Europe's banks faced mounting pressure today to boost their coffers to cope with the euro zone debt crisis amid the rising likelihood that they will have to take bigger losses on Greek debt.
As Greek Prime Minister George Papandreou held talks with EU leaders in Brussels, euro zone officials raced to finalise a response ahead of an October 23 summit to resolve a crisis threatening to spark a new global recession.
The head of one major lender, Germany's Deutsche Bank, voiced reluctance to recapitalise, saying the debate was "counterproductive" and that it was up to governments to restore confidence in public finances.
In Paris, the French finance ministry said banks exposed to Greek debt will probably be forced to write off more than the 21% so far proposed in a July euro zone accord on a second bail-out for Athens.
"The discussions are on a cut of 50%," a source from a European government said, adding that this was a maximum level and the figure could be lower.
On another front, Slovakia was set to hold a new vote on expanding the eurozone's rescue fund later today or tomorrow after parliament rejected it earlier this week. Slovakia is the last country in the 17-nation euro zone that needs to approve the European Financial Stability Facility (EFSF), the single currency area's main weapon against the crisis.
With a major EU summit set for October 23 and a G20 meeting next month, EU officials are working on a raft of ideas to soothe international concerns. "We believe that we have to be stronger in our response.
It has to be a decisive, comprehensive response," European Commission president Jose Manuel Barroso said today. "We have very similar views on what needs to be done to support Greece inside Europe, to give maximum possible flexibility to the EFSF, to beef up European Union banks' capital positions," Barroso said.
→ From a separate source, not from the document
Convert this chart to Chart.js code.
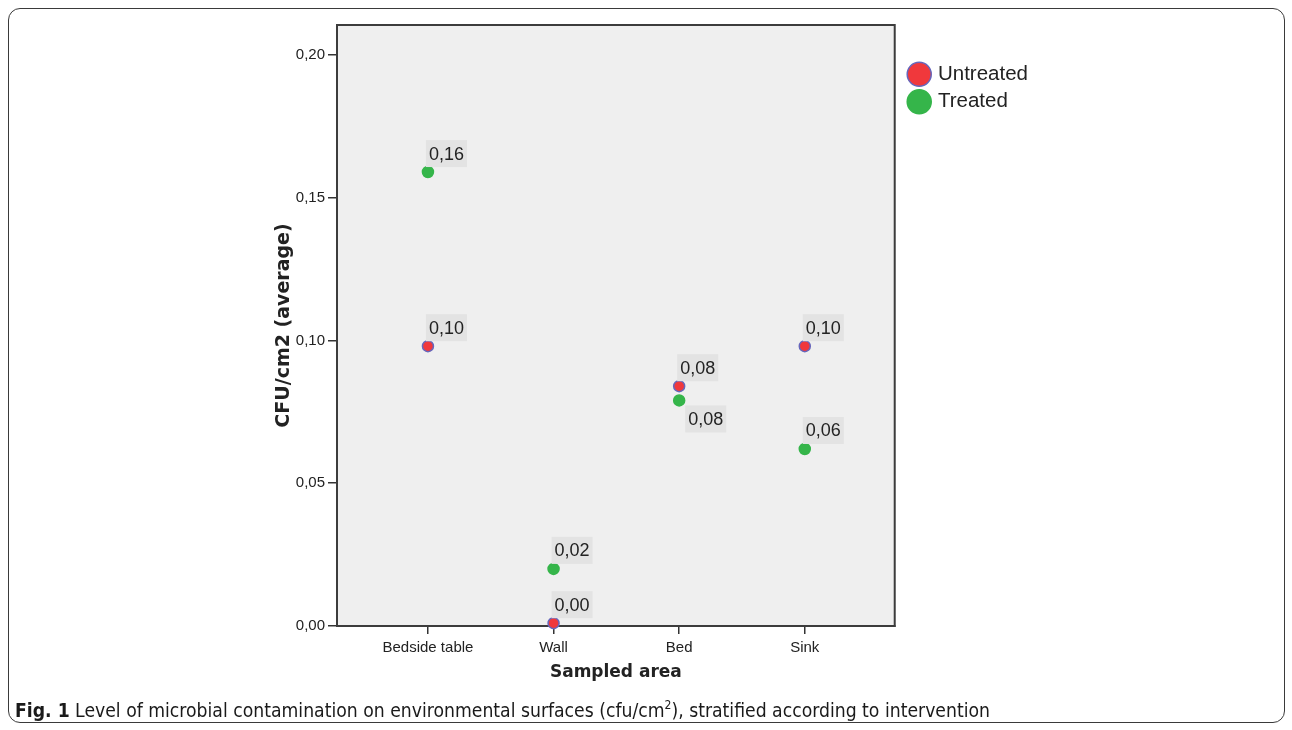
<!DOCTYPE html>
<html><head><meta charset="utf-8">
<script src="https://cdn.jsdelivr.net/npm/chart.js@4.4.1/dist/chart.umd.min.js"></script>
<style>
html,body{margin:0;padding:0;background:#fff;}
#wrap{position:relative;width:1292px;height:730px;overflow:hidden;background:#fff;}
#frame{position:absolute;left:8px;top:8px;width:1277px;height:715px;border:1.5px solid #3a3a3a;border-radius:12px;box-sizing:border-box;}
canvas{position:absolute;left:0;top:0;}
#caption{position:absolute;left:15px;top:699px;font-family:"Liberation Sans Narrow","DejaVu Sans Condensed","Liberation Sans",sans-serif;font-size:20px;color:#1a1a1a;white-space:nowrap;line-height:24px;}
#caption sup{font-size:12px;line-height:0;vertical-align:8px;}
</style></head><body>
<div id="wrap">
<div id="frame"></div>
<canvas id="c" width="1292" height="730"></canvas>
<div id="caption"><b>Fig. 1</b> Level of microbial contamination on environmental surfaces (cfu/cm<sup>2</sup>), stratified according to intervention</div>
</div>
<script>
// ---- data ----
const categories = ['Bedside table', 'Wall', 'Bed', 'Sink'];
const seriesNames = ['Untreated', 'Treated'];
const untreated = [0.098, 0.001, 0.084, 0.098];
const treated = [0.159, 0.020, 0.079, 0.062];
const yTicks = [0, 0.05, 0.10, 0.15, 0.20];
// labels drawn below-right of the point instead of above
const labelsBelow = [{series: 'Treated', category: 'Bed'}];

const fmt = v => Number(v).toFixed(2).replace('.', ',');
const SANS = '"Liberation Sans", Arial, sans-serif';
const BOLD = '"DejaVu Sans", "Liberation Sans", sans-serif';

const plotBox = {
  id: 'plotBox',
  beforeDraw(chart) {
    const {ctx, chartArea: a} = chart;
    ctx.save();
    ctx.fillStyle = '#efefef';
    ctx.fillRect(a.left, a.top, a.right - a.left, a.bottom - a.top);
    ctx.restore();
  },
  beforeDatasetsDraw(chart) {
    const {ctx, chartArea: a} = chart;
    ctx.save();
    ctx.strokeStyle = '#3c3c3c';
    ctx.lineWidth = 2;
    ctx.strokeRect(a.left, a.top, a.right - a.left, a.bottom - a.top);
    ctx.restore();
  },
  afterLayout(chart) {
    const L = chart.legend;
    if (!L) return;
    const w = L.width, h = L.height;
    L.left = chart.chartArea.right + 9;
    L.top = chart.chartArea.top + 32;
    L.right = L.left + w;
    L.bottom = L.top + h;
  }
};

const valueLabels = {
  id: 'valueLabels',
  afterDatasetsDraw(chart) {
    const ctx = chart.ctx;
    ctx.save();
    ctx.font = '18px ' + SANS;
    chart.data.datasets.forEach((ds, di) => {
      const meta = chart.getDatasetMeta(di);
      meta.data.forEach((pt, i) => {
        const txt = fmt(ds.data[i].y);
        const w = ctx.measureText(txt).width + 6;
        const h = 27;
        const below = labelsBelow.some(l => l.series === ds.label && l.category === categories[i]);
        let bx, by;
        if (below) { bx = pt.x + 6; by = pt.y + 5; }
        else { bx = pt.x - 2; by = pt.y - 5 - h; }
        ctx.fillStyle = '#e3e3e3';
        ctx.fillRect(bx, by, w, h);
        ctx.fillStyle = '#222';
        ctx.textAlign = 'center';
        ctx.textBaseline = 'middle';
        ctx.fillText(txt, bx + w / 2, by + h / 2 + 1);
      });
    });
    ctx.restore();
  }
};

new Chart(document.getElementById('c'), {
  type: 'scatter',
  data: {
    datasets: [
      {
        label: seriesNames[0],
        data: categories.map((c, i) => ({x: i, y: untreated[i]})),
        backgroundColor: '#f0383c',
        borderColor: '#6666bb',
        borderWidth: 1.5,
        pointRadius: 5.5,
        pointStyle: 'circle'
      },
      {
        label: seriesNames[1],
        data: categories.map((c, i) => ({x: i, y: treated[i]})),
        backgroundColor: '#35b54a',
        borderColor: '#35b54a',
        borderWidth: 1.5,
        pointRadius: 5.5,
        pointStyle: 'circle'
      }
    ]
  },
  options: {
    responsive: false,
    animation: false,
    events: [],
    clip: false,
    layout: {padding: {left: 269, top: 25, bottom: 43, right: 263}},
    plugins: {
      legend: {
        position: 'right',
        align: 'start',
        labels: {
          usePointStyle: true,
          pointStyle: 'circle',
          boxWidth: 17,
          boxHeight: 17,
          padding: 7,
          color: '#222',
          font: {family: SANS, size: 20.5}
        }
      },
      tooltip: {enabled: false}
    },
    scales: {
      x: {
        type: 'linear',
        min: -0.724,
        max: 3.716,
        afterBuildTicks: s => { s.ticks = categories.map((c, i) => ({value: i})); },
        ticks: {
          callback: v => categories[Math.round(v)],
          color: '#222',
          font: {family: SANS, size: 15},
          padding: 5,
          maxRotation: 0,
          autoSkip: false
        },
        grid: {display: true, drawOnChartArea: false, drawTicks: true, tickLength: 8, color: '#333', lineWidth: 1.5},
        border: {display: true, color: '#3c3c3c', width: 2},
        title: {display: true, text: 'Sampled area', color: '#222',
          font: {family: BOLD, weight: 'bold', size: 17}, padding: {top: 4, bottom: 4}},
        afterFit: s => { s.height = 61; }
      },
      y: {
        min: 0,
        max: 0.2105,
        afterBuildTicks: s => { s.ticks = yTicks.map(v => ({value: v})); },
        ticks: {
          callback: v => fmt(v),
          color: '#222',
          font: {family: SANS, size: 15},
          padding: 3
        },
        grid: {display: true, drawOnChartArea: false, drawTicks: true, tickLength: 9, color: '#333', lineWidth: 1.5},
        border: {display: true, color: '#3c3c3c', width: 2},
        title: {display: true, text: 'CFU/cm2 (average)', color: '#222',
          font: {family: BOLD, weight: 'bold', size: 19}, padding: {top: 4, bottom: 4}},
        afterFit: s => { s.width = 68; }
      }
    }
  },
  plugins: [plotBox, valueLabels]
});

// fit caption width to the reference
(function () {
  const cap = document.getElementById('caption');
  const target = 975;
  const w = cap.getBoundingClientRect().width;
  if (w > 0) {
    const size = 20 * target / w;
    cap.style.fontSize = size.toFixed(2) + 'px';
  }
})();
</script>
</body></html>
With the unrelenting crisis now threatening Europe's banking system, Barroso is calling for the urgent recapitalisation of banks so they can weather the sovereign debt storm. Barroso wants banks to try first to tap the private market to beef up their capital, with support from governments if necessary. If such support is unavailable, the revamped EFSF, once it is ratified, could provide loans.
Barroso did not give a figure but a European source said the commission wants banks to raise their core capital to 9% within three to six months, above the 7% level lenders are working on under international reforms.
Another possible European Commission proposal, an EU source said, would see the EFSF's firepower multiplied by up to fivefold, or to €2.5 trillion, but without governments providing new guarantees.
Fitch cuts ratings on British lenders RBS, Lloyds
Fitch has lowered its ratings for British state-rescued lenders Royal Bank of Scotland and Lloyds, citing the reduced likelihood of further government support.
The move "reflects Fitch's view that support dynamics are changing in the UK," Fitch said in the statement. Fitch said it had lowered its support rating floors (SRF) for systemically important UK banks to 'A' from 'AA-' and 'A+'.
As a result, the agency cut the long-term issuer default ratings for both Lloyds Banking Group (LBG) and Royal Bank of Scotland (RBS) to 'A' from 'AA-'. Fitch has also placed Barclays on ratings watch negative.
"The banking system is not only large relative to the UK economy, but there is also more advanced political will to reduce the implicit support for the country's banks," Fitch said.
The news came a week after Moody's downgraded its ratings for a dozen British lenders, including RBS and LBG, and cited the "significantly reduced" chances of further support over the medium- to long-term.